The Beginner’s Guide To Creating The Perfect Practice Space

Every teacher knows the real secret to success for a student is the quality of practice they do. Without regular practice, the hard work undertaken in the lesson can be a waste of time. Every day, little by little, a student can overcome technical difficulties and phrasing problems to perfect their repertoire. Even the most gifted of musicians regularly practice to maintain and improve their technique and performance.

So what does it take to ensure practice is of a high enough quality? Firstly, a good teacher will explain and demonstrate how to practice each of the pieces you’re working on. Now all you need is a good, quiet, and private space to work on it. Ideally, you’ll have a dedicated room in the house to store and play your music. Have a good look around your teacher’s studio or teaching room. Ask questions about all the things that are in there. How do they organise their music and instruments?

The instrument is only one part of your practice toolkit
How To Create The Perfect Practice Room.

The room you choose to store and play your musical instruments shouldn’t suffer any dramatic changes in temperature. Wooden instruments like recorders need to be warmed up to be in tune. A cold room will hamper this. Even electrical instruments should be kept out of direct sunlight, damp areas, or drafts.

You’ll need a cabinet or shelf for your music books. Over the years, your repertoire will increase dramatically. Cataloguing this makes it easier for you to locate it, study it, and play it again. A small desk or table is ideal for marking up your score with fingering or articulation details. As you study music theory, a good desk is essential. A comfortable chair with a straight back is also useful to accompany the desk, or to sit as you play.

Whether you have a piano or not, it can be a good idea to get a keyboard. They’re really handy for improvising harmonies, checking pitch, or having someone accompany you. You can often record on them so you can play back chord loops and riffs. If you have a digital piano, it may already have all this functionality.

Spare stationery is useful to have to hand on your desk. Paper to make notes on, and plenty of sharp pencils and an eraser are essential. You may want a docking station for your iPad. Then you can play from digital sheet music, or view demonstration videos online. A printer gives you the option to print out extra manuscript paper, or emailed lesson notes from your teacher.

If you have your music lessons through Skype or FaceTime, you will need a tripod to place your camera on. Your teacher will need a good view of you and your instrument as you play so save some floor space. You may choose to leave your music stand up at all times. But don’t leave your instrument assembled or open when not in use.

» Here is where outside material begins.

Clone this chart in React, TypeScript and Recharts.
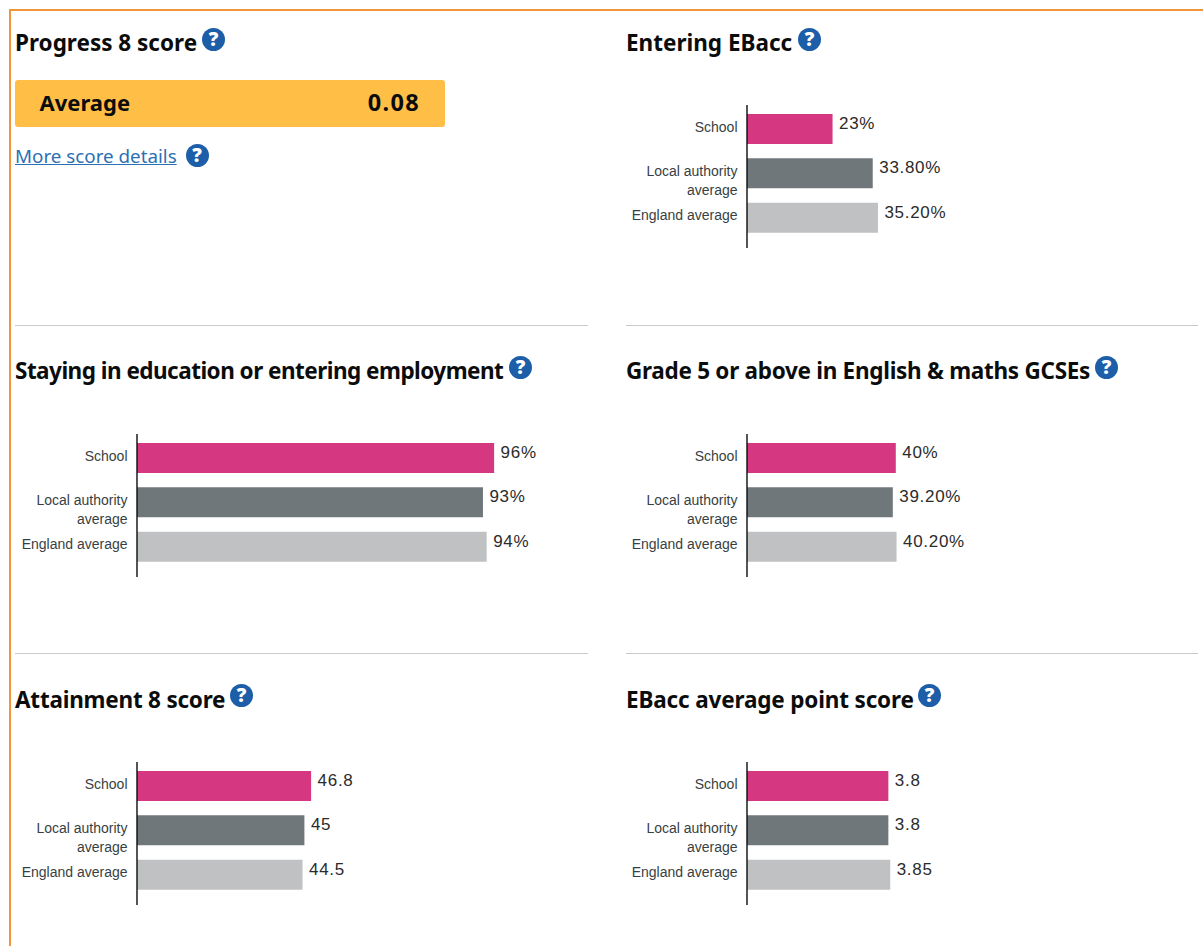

Dust, dirt, and mishaps can ruin a good instrument.
Ultimately, you can practice anywhere in the house that is safe for you to do so. A good acoustic can be a pleasure for sound, but it’s not essential. So long as you can clearly hear what you are playing plus any backing tracks or recordings, that’s fine. Practice without unnecessary interruption is important so you can focus on your work. Try to ask family members to give you some space for a while. Finally, keep your lesson notes in front of you at all times. There could be some important gems of advice in there!